#### EXERCISE
Restate the opening lines of the material below word for word, stopping after the line that contains "plt.rcParams['font.family'] = ['Open".

#### PROVIDED MATERIAL

• • • • •

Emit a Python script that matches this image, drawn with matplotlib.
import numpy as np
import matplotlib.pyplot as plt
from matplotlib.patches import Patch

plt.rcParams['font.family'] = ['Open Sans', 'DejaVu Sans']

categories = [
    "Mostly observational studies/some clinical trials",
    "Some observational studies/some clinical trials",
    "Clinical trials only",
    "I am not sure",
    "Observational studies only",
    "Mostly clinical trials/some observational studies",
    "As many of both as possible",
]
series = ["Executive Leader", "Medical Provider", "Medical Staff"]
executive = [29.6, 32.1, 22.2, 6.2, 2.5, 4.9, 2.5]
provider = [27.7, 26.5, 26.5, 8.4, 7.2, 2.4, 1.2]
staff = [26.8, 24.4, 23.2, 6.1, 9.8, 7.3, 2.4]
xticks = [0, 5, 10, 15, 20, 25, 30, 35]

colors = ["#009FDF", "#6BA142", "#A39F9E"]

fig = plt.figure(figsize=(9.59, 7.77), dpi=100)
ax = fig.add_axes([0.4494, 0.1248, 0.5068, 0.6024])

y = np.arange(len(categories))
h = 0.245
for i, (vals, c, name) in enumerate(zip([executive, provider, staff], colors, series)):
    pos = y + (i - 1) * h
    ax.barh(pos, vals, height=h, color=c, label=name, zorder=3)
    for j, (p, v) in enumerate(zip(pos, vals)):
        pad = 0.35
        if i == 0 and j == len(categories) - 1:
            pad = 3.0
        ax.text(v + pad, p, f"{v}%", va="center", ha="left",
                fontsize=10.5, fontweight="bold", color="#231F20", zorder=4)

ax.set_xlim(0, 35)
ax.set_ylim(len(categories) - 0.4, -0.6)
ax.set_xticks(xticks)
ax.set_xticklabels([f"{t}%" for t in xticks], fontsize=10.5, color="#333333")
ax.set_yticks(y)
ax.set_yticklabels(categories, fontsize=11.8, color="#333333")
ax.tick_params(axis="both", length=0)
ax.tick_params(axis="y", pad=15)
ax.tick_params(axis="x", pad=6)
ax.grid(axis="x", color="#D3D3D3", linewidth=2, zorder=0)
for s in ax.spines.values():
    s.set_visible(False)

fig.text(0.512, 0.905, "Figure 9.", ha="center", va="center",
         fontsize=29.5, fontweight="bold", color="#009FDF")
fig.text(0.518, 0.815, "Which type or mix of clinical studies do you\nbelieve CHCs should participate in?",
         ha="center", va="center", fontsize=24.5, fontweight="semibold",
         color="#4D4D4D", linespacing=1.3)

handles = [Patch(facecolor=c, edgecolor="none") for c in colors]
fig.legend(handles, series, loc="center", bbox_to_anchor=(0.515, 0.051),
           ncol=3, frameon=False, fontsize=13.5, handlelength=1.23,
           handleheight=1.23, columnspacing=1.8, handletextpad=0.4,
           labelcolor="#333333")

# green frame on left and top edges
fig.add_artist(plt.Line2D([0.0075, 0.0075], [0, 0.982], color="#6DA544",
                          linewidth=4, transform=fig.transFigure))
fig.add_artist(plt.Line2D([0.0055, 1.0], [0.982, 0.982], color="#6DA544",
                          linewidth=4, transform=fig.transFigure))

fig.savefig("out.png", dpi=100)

• • • • •

#### COMPLETED EXERCISE
Emit a Python script that matches this image, drawn with matplotlib.
import numpy as np
import matplotlib.pyplot as plt
from matplotlib.patches import Patch

plt.rcParams['font.family'] = ['Open Sans', 'DejaVu Sans']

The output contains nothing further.